Je préfère personnellement la version de Censorinus : si l'on compte le
nombre de jours des 12 derniers mois de l'année de confusion, on trouve
: 29 (décembre) + 34 (2e mois intercalaire) + 33 (1er
mois intercalaire) + 29 (novembre) + 31 (octobre) + 29 (septembre) + 29
(Sextilis) + 31 (Quintilis) + 29 (Juin) + 31 (mai) + 29 (avril) + 31 (mars),
ce qui donne … 365 jours. Une coïncidence sans doute !
Quoiqu'il en soit, avec cette disposition le calendrier fut calé de telle
façon que l'équinoxe de printemps tombait le 25 mars selon les calculs
de Sosigène, ce qui est important pour la suite de l'histoire du calendrier.

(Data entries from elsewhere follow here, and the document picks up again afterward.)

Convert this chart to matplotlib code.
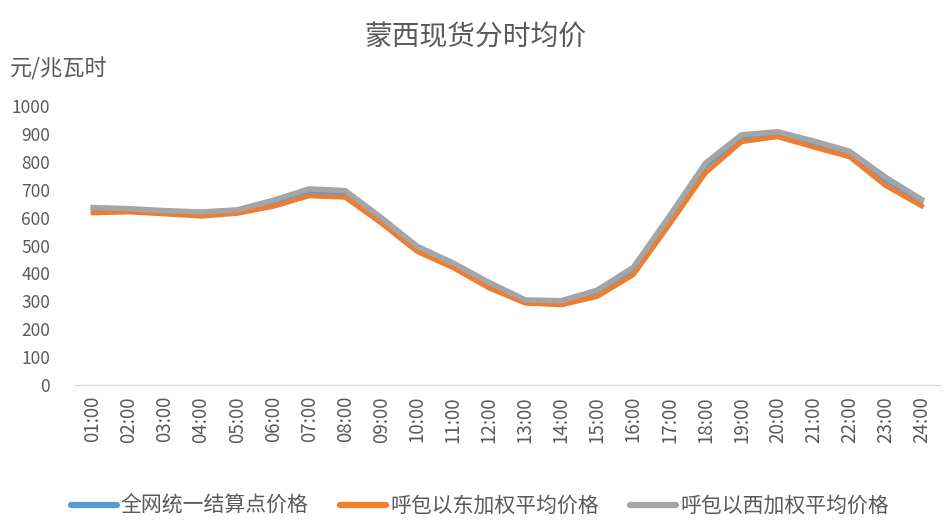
import numpy as np
import matplotlib
matplotlib.use('Agg')
import matplotlib.pyplot as plt

plt.rcParams['font.family'] = ['Noto Sans CJK SC', 'DejaVu Sans']

# Datos
horas = ['%02d:00' % h for h in range(1, 25)]
quanwang = [628, 626, 620, 613, 622, 652, 692, 686, 590, 488, 428, 357, 300, 295, 330, 410, 592, 780, 886, 900, 864, 828, 732, 654]
hudong = [617, 620, 613, 605, 615, 640, 678, 673, 580, 478, 420, 347, 293, 287, 317, 395, 575, 760, 872, 890, 853, 818, 715, 642]
huxi = [636, 632, 625, 620, 628, 662, 703, 697, 600, 497, 437, 367, 305, 302, 340, 422, 605, 795, 897, 908, 875, 838, 745, 665]
series_names = ['全网统一结算点价格', '呼包以东加权平均价格', '呼包以西加权平均价格']

txt = '#595959'
fig = plt.figure(figsize=(9.5, 5.28), dpi=100)
ax = fig.add_axes([0.079, 0.271, 0.91, 0.528])

x = np.arange(len(horas))
ax.plot(x, quanwang, color='#5B9BD5', lw=2.5, label=series_names[0], solid_joinstyle='round')
ax.plot(x, hudong, color='#ED7D31', lw=3.5, label=series_names[1], solid_joinstyle='round')
ax.plot(x, huxi, color='#A5A5A5', lw=4.0, label=series_names[2], solid_joinstyle='round')

ax.set_xlim(-0.5, len(horas) - 0.5)
ax.set_ylim(0, 1000)
ax.set_yticks(range(0, 1001, 100))
ax.set_xticks(x)
ax.set_xticklabels(horas, rotation=90)
ax.tick_params(axis='both', length=0, labelsize=12.5, colors=txt)
ax.tick_params(axis='x', labelsize=13.5, pad=8)
ax.tick_params(axis='y', pad=18)
for s in ['top', 'right', 'left']:
    ax.spines[s].set_visible(False)
ax.spines['bottom'].set_color('#D9D9D9')
ax.spines['bottom'].set_linewidth(1)

fig.text(0.5, 0.928, '蒙西现货分时均价', ha='center', va='center', fontsize=20, color=txt)
fig.text(0.01, 0.87, '元/兆瓦时', ha='left', va='center', fontsize=16, color=txt)

leg = fig.legend(loc='center', bbox_to_anchor=(0.505, 0.042), ncol=3, frameon=False,
                 fontsize=15, labelcolor=txt, handlelength=2.2, handletextpad=0.2,
                 columnspacing=1.5)
for h in leg.get_lines():
    h.set_linewidth(4.5)
    h.set_solid_capstyle('round')

fig.savefig('out.png', dpi=100)
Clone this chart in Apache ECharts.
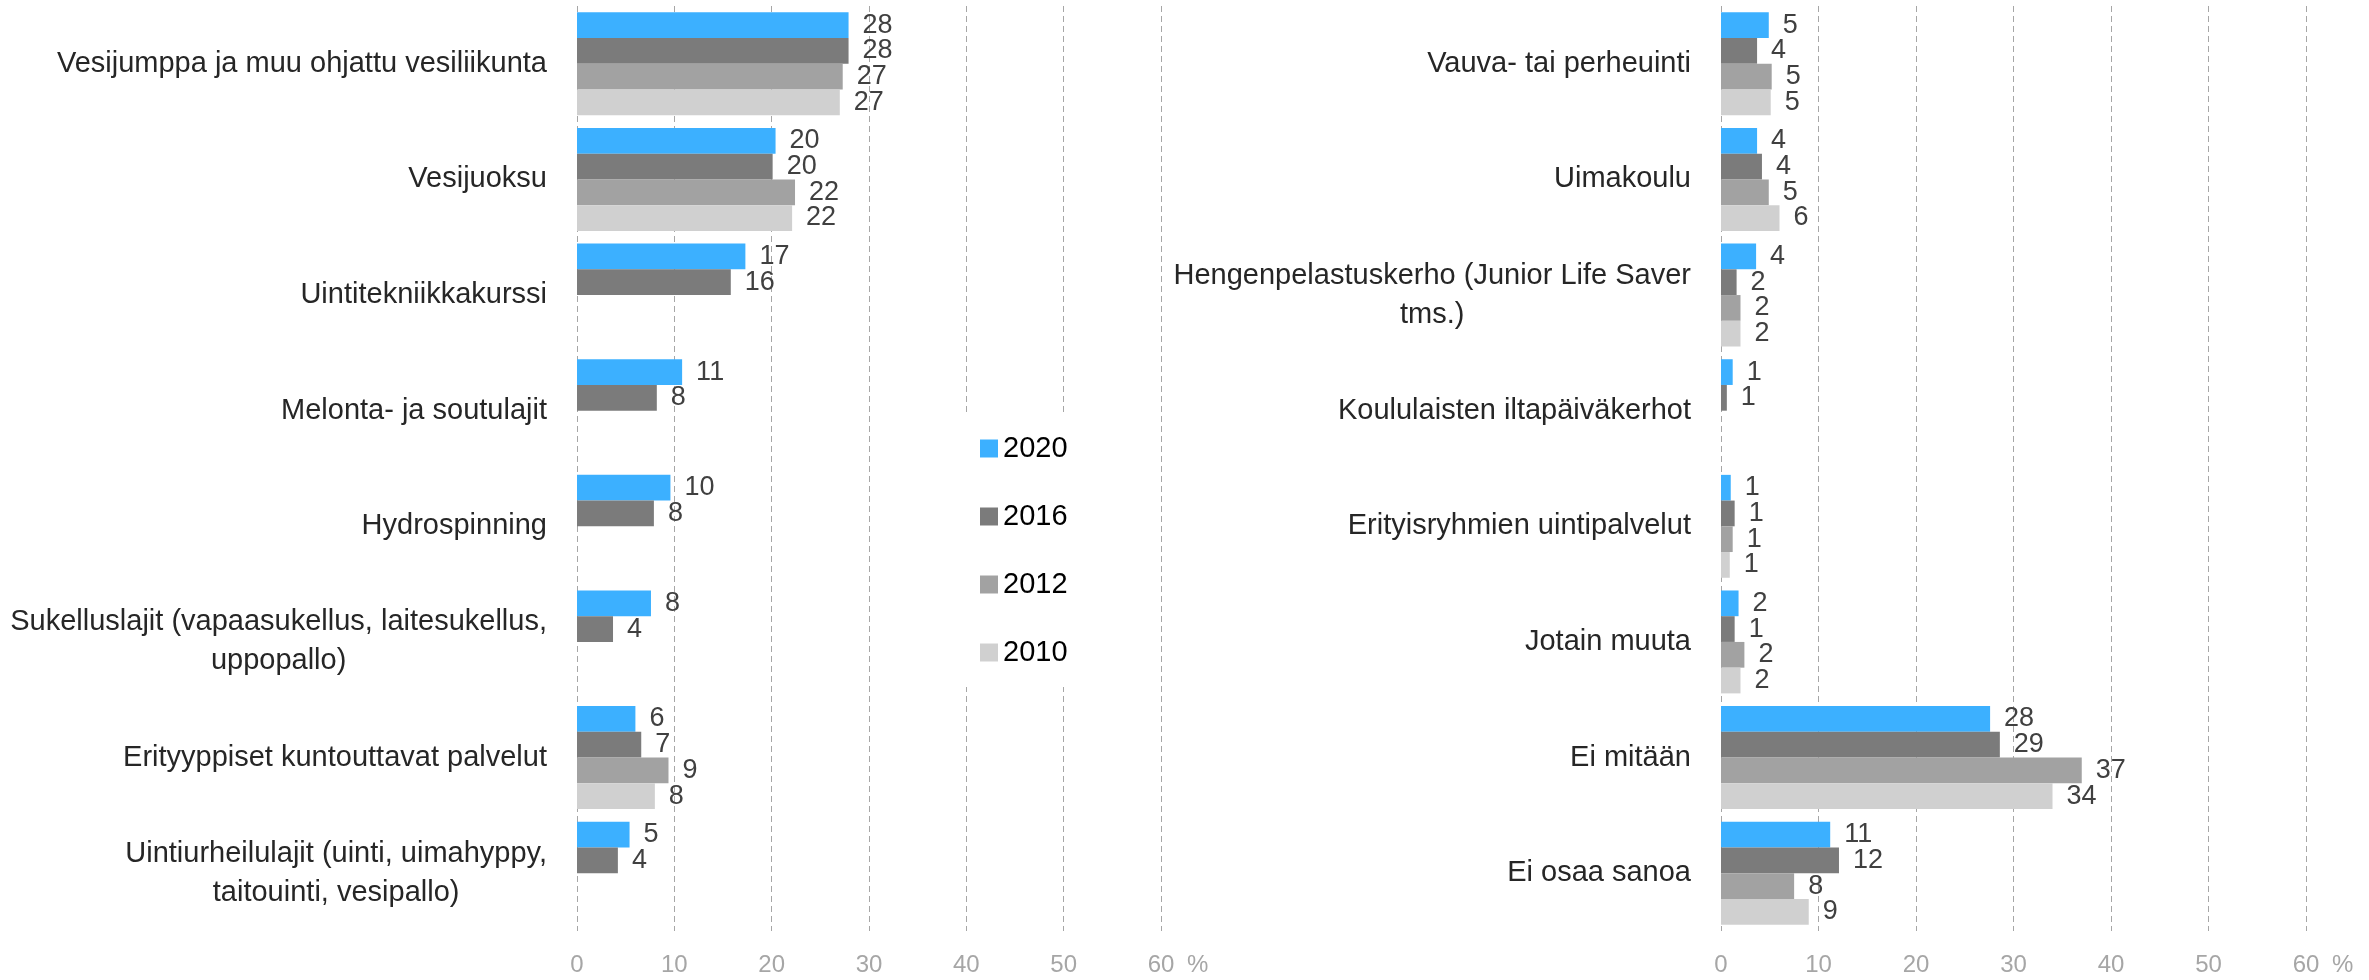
<!DOCTYPE html>
<html>
<head>
<meta charset="utf-8">
<script src="https://cdn.jsdelivr.net/npm/echarts@6/dist/echarts.min.js"></script>
<style>
html, body { margin: 0; padding: 0; background: #fff; }
#chart { width: 2369px; height: 980px; }
</style>
</head>
<body>
<div id="chart"></div>
<script>
// vuodet ja värit
const years = ['2020', '2016', '2012', '2010'];
const colors = ['#3CB0FF', '#7B7B7B', '#A2A2A2', '#D0D0D0'];
const axisTicks = [0, 10, 20, 30, 40, 50, 60];

// vasen kuvio
const leftCategories = [
    'Vesijumppa ja muu ohjattu vesiliikunta',
    'Vesijuoksu',
    'Uintitekniikkakurssi',
    'Melonta- ja soutulajit',
    'Hydrospinning',
    'Sukelluslajit (vapaasukellus, laitesukellus,\nuppopallo)',
    'Erityyppiset kuntouttavat palvelut',
    'Uintiurheilulajit (uinti, uimahyppy,\ntaitouinti, vesipallo)'
];
const left2020 = [27.9, 20.4, 17.3, 10.8, 9.6, 7.6, 6.0, 5.4];
const left2016 = [27.9, 20.1, 15.8, 8.2, 7.9, 3.7, 6.6, 4.2];
const left2012 = [27.3, 22.4, '-', '-', '-', '-', 9.4, '-'];
const left2010 = [27.0, 22.1, '-', '-', '-', '-', 8.0, '-'];

// oikea kuvio
const rightCategories = [
    'Vauva- tai perheuinti',
    'Uimakoulu',
    'Hengenpelastuskerho (Junior Life Saver\ntms.)',
    'Koululaisten iltapäiväkerhot',
    'Erityisryhmien uintipalvelut',
    'Jotain muuta',
    'Ei mitään',
    'Ei osaa sanoa'
];
const right2020 = [4.9, 3.7, 3.6, 1.2, 1.0, 1.8, 27.6, 11.2];
const right2016 = [3.7, 4.2, 1.6, 0.6, 1.4, 1.4, 28.6, 12.1];
const right2012 = [5.2, 4.9, 2.0, '-', 1.2, 2.4, 37.0, 7.5];
const right2010 = [5.1, 6.0, 2.0, '-', 0.9, 2.0, 34.0, 9.0];

const FONT = '"Liberation Sans", Arial, sans-serif';

var myChart = echarts.init(document.getElementById('chart'));

function makeXAxis(gridIndex) {
    return {
        type: 'value',
        gridIndex: gridIndex,
        min: axisTicks[0],
        max: axisTicks[axisTicks.length - 1],
        interval: 10,
        // tyhjä rivi siirtää %-merkin tikkien tasolle
        name: '\n%',
        nameLocation: 'end',
        nameGap: 26,
        nameTextStyle: {
            color: '#A6A6A6',
            fontSize: 24,
            fontFamily: FONT,
            lineHeight: 68
        },
        axisLine: { show: false },
        axisTick: { show: false },
        axisLabel: {
            color: '#A6A6A6',
            fontSize: 24,
            fontFamily: FONT,
            margin: 22
        },
        splitLine: {
            show: true,
            lineStyle: { color: '#A6A6A6', type: [6, 4], width: 1 }
        }
    };
}

function makeYAxis(gridIndex, cats) {
    return {
        type: 'category',
        gridIndex: gridIndex,
        data: cats,
        inverse: true,
        axisLine: { show: false },
        axisTick: { show: false },
        axisLabel: {
            margin: 30,
            fontSize: 29,
            fontFamily: FONT,
            color: '#262626',
            lineHeight: 39,
            formatter: function (v) {
                return v.split('\n').map(function (s) { return '{c|' + s + '}'; }).join('\n');
            },
            rich: {
                c: {
                    align: 'center',
                    fontSize: 29,
                    fontFamily: FONT,
                    color: '#262626',
                    lineHeight: 39
                }
            }
        }
    };
}

function makeSeries(gridIndex, lists) {
    return lists.map(function (data, i) {
        return {
            name: years[i],
            type: 'bar',
            xAxisIndex: gridIndex,
            yAxisIndex: gridIndex,
            data: data,
            barGap: '0%',
            barCategoryGap: '11%',
            itemStyle: { color: colors[i] },
            label: {
                show: true,
                position: 'right',
                distance: 14,
                color: '#404040',
                fontSize: 27,
                fontFamily: FONT,
                formatter: function (p) { return Math.round(p.value); }
            }
        };
    });
}

myChart.setOption({
    animation: false,
    legend: {
        data: years,
        orient: 'vertical',
        left: 960,
        top: 412,
        padding: [22, 20, 20, 20],
        backgroundColor: '#ffffff',
        itemWidth: 18,
        itemHeight: 18,
        itemGap: 39,
        icon: 'rect',
        textStyle: {
            color: '#000000',
            fontSize: 29,
            fontFamily: FONT
        }
    },
    grid: [
        { left: 577, right: 1208, top: 6, bottom: 49, containLabel: false, outerBoundsMode: 'none' },
        { left: 1721, right: 63, top: 6, bottom: 49, containLabel: false, outerBoundsMode: 'none' }
    ],
    xAxis: [makeXAxis(0), makeXAxis(1)],
    yAxis: [makeYAxis(0, leftCategories), makeYAxis(1, rightCategories)],
    series: makeSeries(0, [left2020, left2016, left2012, left2010])
        .concat(makeSeries(1, [right2020, right2016, right2012, right2010]))
});
</script>
</body>
</html>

Après la mort de Jules César, le mois Quintilis
fut en son honneur rebaptisé Julius, qui est devenu notre mois de juillet.
La règle des années bissextiles fut d'abord mal appliquée . L'erreur ne
fut corrigée que sous le règne de l'empereur Auguste et en 8 apr. J-C,
le nom d'Auguste fut donné au mois sextilis en son honneur « Considérant
que c'est au mois de sextilis que César investi du pouvoir de commandement
a exercé son premier consulat, qu'il est entré en triomphateur à Rome
à trois reprise, que ses légions sont descendues du Janicule et ont suivi
ses auspices et le respect du serment militaire, que c'est encore au cours
de ce mois que l'Égypte a été soumise à la domination du peuple romain
et dans ce mois qu'une fin a été imposée aux guerres civiles, que pour
toutes ces raisons ce mois a été heureux pour l'Empire romain, le Sénat
décide de lui donner le nom d'Augustus » Macrobius.
Pour finir, je voudrais relever une erreur
que l'on trouve fréquemment : à l'origine, la durée des mois aurait été
sensiblement différente de celle qu'indiquent Censorinus et Macrobius.
La durée des mois telle que nous la connaissons n'aurait été définitive
qu'en 8 apr. J-C : pour ne pas que Auguste soit considéré comme inférieur
à César, on aurait ajouté à augustus un 31e jour pris à février
et, pour éviter d'avoir 3 mois consécutifs comptant 31 jours, le nombre
de jours de septembre et octobre, ainsi que novembre et décembre aurait
été interverti.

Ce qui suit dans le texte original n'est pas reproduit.